Looking back at Pandit’s history at Citigroup, “I would first point out that he was an ‘accidental CEO.’ ”

After kicking out the “hapless” Chuck Prince when the financial crisis began, the bank “essentially turned to a hedge fund manager without banking experience” into a top executive with “a nightmarish job.”

In his early days as CEO, Citi lost out on a deal with Wachovia to Wells Fargo (WFC). And Pandit had “epic clashes with FDIC head Sheila Bair.” In other words, he “did not move on easily from there to fit into the bank CEO mold,” explains Bush.

More recently, Pandit led an “abortive promise” of a dividend increase to the Citi shareholders, which was reportedly nixed by the Fed. He also saw his pay package rejected by shareholders and Morgan Stanley acquire more of the Smith Barney joint venture.

These issues, along with a lagging share price and “the perceived slow pace of the shrinkage of Citi Holdings,” soon led the board to conclude that an executive with more bank “operational experience” was needed, Bush explains.

Unlike others in the industry, Pandit’s legacy is not that of “a really bad CEO” or of “a visionary and indispensable” top executive, she notes: “Instead, he was a crisis-era fixer who steadied the company and placed it on its present trajectory, and now it’s time to move on to the next chapter.”

The leadership transition is a signal that Citigroup’s board “finally awoke from its torpor and started listening to the demands of its shareholders,” says Bush. “This is a huge development in a normally complacent industry, and this is sure to be noticed by directors of banks both large and small.”

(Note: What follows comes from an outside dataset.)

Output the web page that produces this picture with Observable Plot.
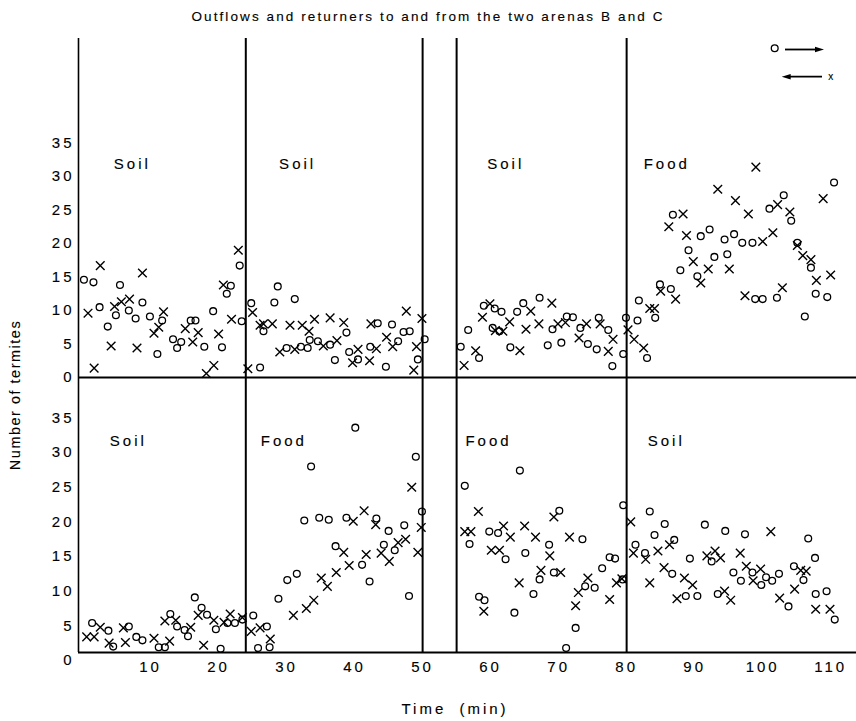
<!DOCTYPE html>
<html>
<head>
<meta charset="utf-8">
<script src="https://cdn.jsdelivr.net/npm/d3@7"></script>
<script src="https://cdn.jsdelivr.net/npm/@observablehq/plot@0.6"></script>
<style>
  html, body { margin: 0; padding: 0; background: #fff; }
  #chart { position: relative; width: 856px; height: 721px; font-family: "Liberation Sans", Arial, sans-serif; color: #000; overflow: hidden; }
  #chart .panel { position: absolute; left: 0; }
  #chart .title { position: absolute; left: 0; top: 9px; width: 856px; text-align: center; font-size: 13.5px; letter-spacing: 2.1px; line-height: 15px; -webkit-text-stroke: 0.12px #000; }
  #chart .ylabel { position: absolute; left: 15px; top: 395px; transform: translate(-50%, -50%) rotate(-90deg); white-space: nowrap; font-size: 14.5px; letter-spacing: 1.5px; -webkit-text-stroke: 0.12px #000; }
  #chart .xlabel { position: absolute; left: 455px; top: 708px; transform: translate(-50%, -50%); white-space: nowrap; font-size: 15px; letter-spacing: 3px; word-spacing: 6px; -webkit-text-stroke: 0.12px #000; }
  #chart .legend { position: absolute; left: 765px; top: 36px; }
  #chart svg text { letter-spacing: 3px; stroke: #000; stroke-width: 0.12px; }
  #chart g[aria-label="region label"] text { letter-spacing: 3.3px; }
</style>
</head>
<body>
<div id="chart">
  <div class="title">Outflows and returners to and from the two arenas B and C</div>
  <div class="ylabel">Number of termites</div>
  <div class="xlabel">Time (min)</div>
</div>
<script>
// ---- data (time in min, number of termites) ----
const dividers = [24, 50, 55, 80];
const xTicks = [10, 20, 30, 40, 50, 60, 70, 80, 90, 100, 110];
const yTicks = [0, 5, 10, 15, 20, 25, 30, 35];

// upper panel: outflows (o) and returners (x)
const topOut = [[0.2,14.6],[1.6,14.2],[2.5,10.5],[3.7,7.6],[4.9,9.3],[5.5,13.8],[6.8,10.0],[7.8,8.8],[8.8,11.2],[9.9,9.1],[11.0,3.5],[11.7,8.5],[13.3,5.7],[13.9,4.4],[14.5,5.3],[15.9,8.5],[16.6,8.5],[17.9,4.6],[19.2,9.9],[20.5,4.5],[21.2,12.5],[21.8,13.7],[23.1,16.7],[23.4,8.4],[24.8,11.1],[26.1,1.5],[26.6,6.9],[28.2,11.2],[28.7,13.6],[30.0,4.4],[31.2,11.7],[32.1,4.6],[33.1,4.4],[33.4,5.6],[34.6,5.4],[36.4,4.9],[37.1,2.6],[38.8,6.7],[39.2,3.8],[40.5,2.7],[42.3,4.6],[43.4,8.1],[44.6,1.6],[45.5,7.9],[46.4,5.4],[47.2,6.8],[48.1,6.9],[49.3,2.7],[50.3,5.7],[55.6,4.6],[56.7,7.1],[58.3,2.9],[59.0,10.7],[60.6,10.3],[61.6,9.8],[60.3,7.4],[61.3,6.9],[62.9,4.5],[63.9,9.8],[64.8,11.1],[67.2,11.9],[68.4,4.8],[69.1,7.2],[70.4,5.2],[71.2,9.1],[72.1,9.0],[73.2,7.4],[74.3,5.0],[75.6,4.2],[75.9,8.9],[77.3,7.1],[77.9,1.7],[79.5,3.5],[79.9,8.9],[81.6,8.5],[81.8,11.5],[83.0,2.9],[84.2,8.9],[84.9,13.9],[86.5,13.2],[86.8,24.3],[87.9,16.0],[89.1,19.0],[90.4,15.1],[90.9,21.1],[92.2,22.1],[92.9,18.0],[94.4,20.6],[94.8,18.4],[95.8,21.4],[97.0,20.1],[98.5,20.1],[98.9,11.7],[100.0,11.7],[101.0,25.2],[102.1,11.9],[103.1,27.2],[104.2,23.4],[105.1,20.1],[106.2,9.1],[107.1,16.4],[107.8,12.5],[109.5,12.0],[110.5,29.1]];
const topRet = [[0.8,9.6],[1.7,1.4],[2.6,16.7],[4.2,4.7],[4.7,10.6],[5.7,11.3],[6.9,11.7],[8.0,4.4],[8.8,15.6],[10.5,6.6],[11.2,7.5],[11.9,9.8],[15.1,7.3],[16.2,5.3],[17.0,6.7],[18.2,0.6],[19.3,1.8],[20.0,6.5],[20.7,13.8],[21.9,8.7],[22.9,19.0],[24.3,1.3],[25.0,9.7],[26.1,7.8],[26.6,8.0],[27.9,8.0],[29.0,3.8],[30.5,7.8],[31.2,4.2],[32.3,7.8],[33.3,6.9],[34.1,8.7],[35.4,4.7],[36.4,8.9],[37.4,5.5],[38.4,8.2],[39.7,2.2],[40.5,4.2],[42.2,2.5],[42.4,8.0],[43.2,4.3],[44.7,6.0],[45.6,4.6],[47.6,9.9],[48.7,1.1],[49.1,4.6],[49.9,8.8],[56.1,1.8],[57.8,4.0],[58.8,9.0],[59.9,11.0],[60.7,7.0],[61.8,6.9],[62.8,8.3],[64.3,4.0],[65.2,7.2],[65.9,9.9],[67.1,8.0],[69.0,11.1],[69.9,8.0],[71.0,8.2],[73.0,5.9],[74.1,8.0],[76.1,8.0],[77.3,3.9],[78.0,5.7],[80.2,7.1],[81.1,5.7],[82.5,4.4],[83.4,10.3],[84.1,10.3],[85.0,12.9],[86.2,22.5],[87.2,11.7],[88.3,24.4],[88.8,21.2],[89.8,17.3],[90.9,14.1],[92.0,16.2],[93.4,28.1],[95.1,16.2],[96.0,26.4],[97.4,12.2],[97.9,24.4],[99.0,31.4],[100.0,20.3],[101.5,21.6],[102.2,25.8],[102.9,13.4],[104.0,24.7],[105.1,19.7],[105.9,18.2],[107.1,17.6],[107.9,14.5],[108.9,26.7],[110.0,15.3]];

// lower panel: outflows (o) and returners (x)
const botOut = [[1.4,5.4],[3.8,4.3],[4.5,2.0],[6.8,4.9],[7.9,3.4],[8.8,2.9],[11.2,1.9],[12.1,1.9],[12.9,6.7],[13.9,4.9],[15.0,4.4],[15.5,3.5],[16.5,9.1],[17.5,7.6],[18.3,6.6],[19.6,4.5],[20.3,1.7],[21.3,5.4],[22.4,5.4],[23.5,5.9],[25.1,6.5],[25.8,1.8],[27.1,4.9],[27.5,1.9],[28.8,8.9],[30.1,11.6],[31.5,12.5],[32.6,20.2],[33.6,28.0],[34.8,20.6],[36.2,20.3],[37.2,16.5],[38.8,20.6],[40.1,33.6],[41.1,13.8],[42.2,11.4],[43.2,20.5],[44.3,16.7],[45.0,18.7],[45.9,15.9],[47.3,19.5],[48.0,9.3],[49.0,29.4],[49.9,21.5],[56.2,25.2],[56.9,16.8],[58.3,9.2],[59.1,8.7],[59.8,18.6],[61.1,18.4],[62.2,14.6],[63.5,6.9],[64.3,27.4],[65.1,15.5],[66.3,9.6],[67.2,11.7],[68.6,16.7],[69.3,12.7],[70.1,21.6],[71.1,1.8],[72.5,4.7],[73.5,17.5],[73.9,10.7],[75.3,10.5],[76.4,13.3],[77.5,14.9],[78.3,14.7],[79.4,11.7],[79.5,22.4],[81.3,16.7],[82.7,15.5],[83.4,21.5],[84.1,18.1],[85.6,19.7],[86.7,12.5],[87.0,17.4],[88.7,9.3],[89.3,14.7],[90.4,9.3],[91.5,19.6],[92.5,14.3],[93.4,9.6],[94.5,18.7],[95.7,12.7],[96.8,11.5],[97.4,18.2],[98.5,12.7],[99.8,10.9],[100.5,12.0],[101.4,11.5],[102.4,12.5],[103.8,7.8],[104.6,13.6],[106.0,11.6],[106.7,17.6],[107.7,14.8],[107.8,9.6],[109.4,10.0],[110.6,5.9]];
const botRet = [[0.6,3.4],[1.7,3.4],[2.6,4.8],[3.9,2.5],[6.0,4.7],[6.3,2.6],[10.5,3.2],[12.1,5.7],[12.8,2.8],[13.7,5.8],[15.9,4.8],[17.0,6.5],[17.8,2.2],[19.3,5.8],[20.8,5.5],[21.7,6.7],[23.5,6.2],[24.8,4.2],[26.1,4.7],[27.6,3.1],[31.0,6.5],[32.9,7.5],[34.0,8.7],[35.1,11.9],[36.0,10.7],[37.3,12.7],[38.4,15.6],[39.2,13.7],[39.8,20.1],[41.4,21.6],[41.7,15.3],[43.1,19.6],[43.9,15.5],[45.1,14.3],[46.4,17.0],[47.5,17.5],[48.4,25.0],[49.3,15.6],[49.8,19.2],[56.2,18.6],[57.1,18.6],[58.2,21.5],[59.0,7.1],[60.1,15.9],[61.3,15.9],[61.9,19.4],[62.9,17.8],[64.2,11.2],[65.0,19.4],[66.6,17.8],[67.4,13.0],[68.7,15.1],[69.3,20.7],[70.3,12.7],[71.6,17.8],[72.5,7.9],[72.9,9.8],[74.3,11.9],[77.5,8.8],[78.5,11.2],[79.3,11.8],[80.6,20.0],[81.0,15.5],[82.8,14.6],[83.4,11.2],[84.6,15.8],[85.5,13.4],[86.3,16.7],[87.4,8.9],[88.5,11.9],[89.7,10.9],[91.8,15.1],[93.0,15.8],[93.8,14.8],[94.4,10.0],[95.3,8.7],[96.7,15.5],[97.6,13.6],[98.6,11.5],[99.7,13.2],[101.2,18.6],[102.5,9.0],[104.7,10.3],[105.6,13.0],[106.4,12.9],[107.8,7.4],[109.9,7.4]];

// arena content labels
const topLabels = ["Soil", "Soil", "Soil", "Food"];
const topLabelT = [4.6, 28.9, 59.5, 82.5];
const botLabels = ["Soil", "Food", "Food", "Soil"];
const botLabelT = [4.0, 26.2, 56.3, 83.1];
const labelV = [31.9, 31.7];

// ---- scales ----
const xDomain = [-0.6, 113.8];
const topDomain = [0, 50.6];
const botDomain = [1.15, 40.84];

function panel({out, ret, labels, labelT, lv, yDomain, height, marginTop, marginBottom, withX}) {
  return Plot.plot({
    width: 856, height, marginLeft: 78, marginRight: 0, marginTop, marginBottom,
    x: {domain: xDomain, axis: withX ? undefined : null},
    y: {domain: yDomain},
    style: {background: "transparent", overflow: "visible", fontFamily: "'Liberation Sans', Arial, sans-serif", color: "#000"},
    marks: [
      Plot.axisY({ticks: yTicks, tickSize: 0, tickPadding: 4, fontSize: 15, label: null}),
      withX ? Plot.axisX({ticks: xTicks, tickSize: 0, tickPadding: 9, fontSize: 15, label: null}) : null,
      Plot.ruleY([yDomain[0]], {stroke: "#000", strokeWidth: 2}),
      Plot.ruleX([xDomain[0]], {stroke: "#000", strokeWidth: 1.6}),
      Plot.ruleX(dividers, {stroke: "#000", strokeWidth: 2}),
      Plot.dot(out, {x: d => d[0], y: d => d[1], r: 3.4, stroke: "#000", strokeWidth: 1.3, fill: "none"}),
      Plot.dot(ret, {x: d => d[0], y: d => d[1], symbol: "times", r: 4, stroke: "#000", strokeWidth: 1.4}),
      Plot.text(labels, {x: (d, i) => labelT[i], y: () => lv, text: d => d, textAnchor: "start", fontSize: 15, ariaLabel: "region label"})
    ]
  });
}

const chartEl = document.getElementById("chart");
const topPanel = panel({out: topOut, ret: topRet, labels: topLabels, labelT: topLabelT, lv: labelV[0], yDomain: topDomain, height: 380, marginTop: 38, marginBottom: 3, withX: false});
topPanel.classList.add("panel");
topPanel.style.top = "0px";
chartEl.appendChild(topPanel);

const bottomPanel = panel({out: botOut, ret: botRet, labels: botLabels, labelT: botLabelT, lv: labelV[1], yDomain: botDomain, height: 344, marginTop: 0, marginBottom: 69, withX: true});
bottomPanel.classList.add("panel");
bottomPanel.style.top = "377px";
chartEl.appendChild(bottomPanel);

// legend: o -> outflow, <- x returners
const ns = "http://www.w3.org/2000/svg";
const lg = document.createElementNS(ns, "svg");
lg.setAttribute("class", "legend");
lg.setAttribute("width", "90");
lg.setAttribute("height", "52");
lg.innerHTML = `
  <circle cx="9.7" cy="12.3" r="3.4" fill="none" stroke="#000" stroke-width="1.3"/>
  <line x1="20" y1="13.5" x2="52" y2="13.5" stroke="#000" stroke-width="1.8"/>
  <path d="M59,13.5 L50,10.8 L50,16.2Z" fill="#000"/>
  <line x1="24" y1="40.7" x2="57" y2="40.7" stroke="#000" stroke-width="1.8"/>
  <path d="M16.7,40.7 L25.7,38 L25.7,43.4Z" fill="#000"/>
  <text x="63.3" y="40.7" dy="0.32em" font-size="10" style="letter-spacing:0">x</text>`;
chartEl.appendChild(lg);
</script>
</body>
</html>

The analyst also argues that it represents “that the era of crisis has passed and that we have moved into an era that will prize operational skills over strategic ‘vision,’ and we can all thank God for that.”

Yes, this shift means a “new era” of bank leaders and “boring” industry results, Bush concludes.

“The departure of Pandit, while certainly newsworthy, may mark one of the last of the paroxysms of ‘shock and awe’ among the major banks.”

Can investors and observers live with “a banking industry that’s not going to blow itself up every seven years or so?” she asks.

The future is likely to mean less volatility, lower dividend growth and so forth, Bush says. “This is all ahead of us now, but I can say that in the wake of the events of the past five years, boring is looking pretty good to me.”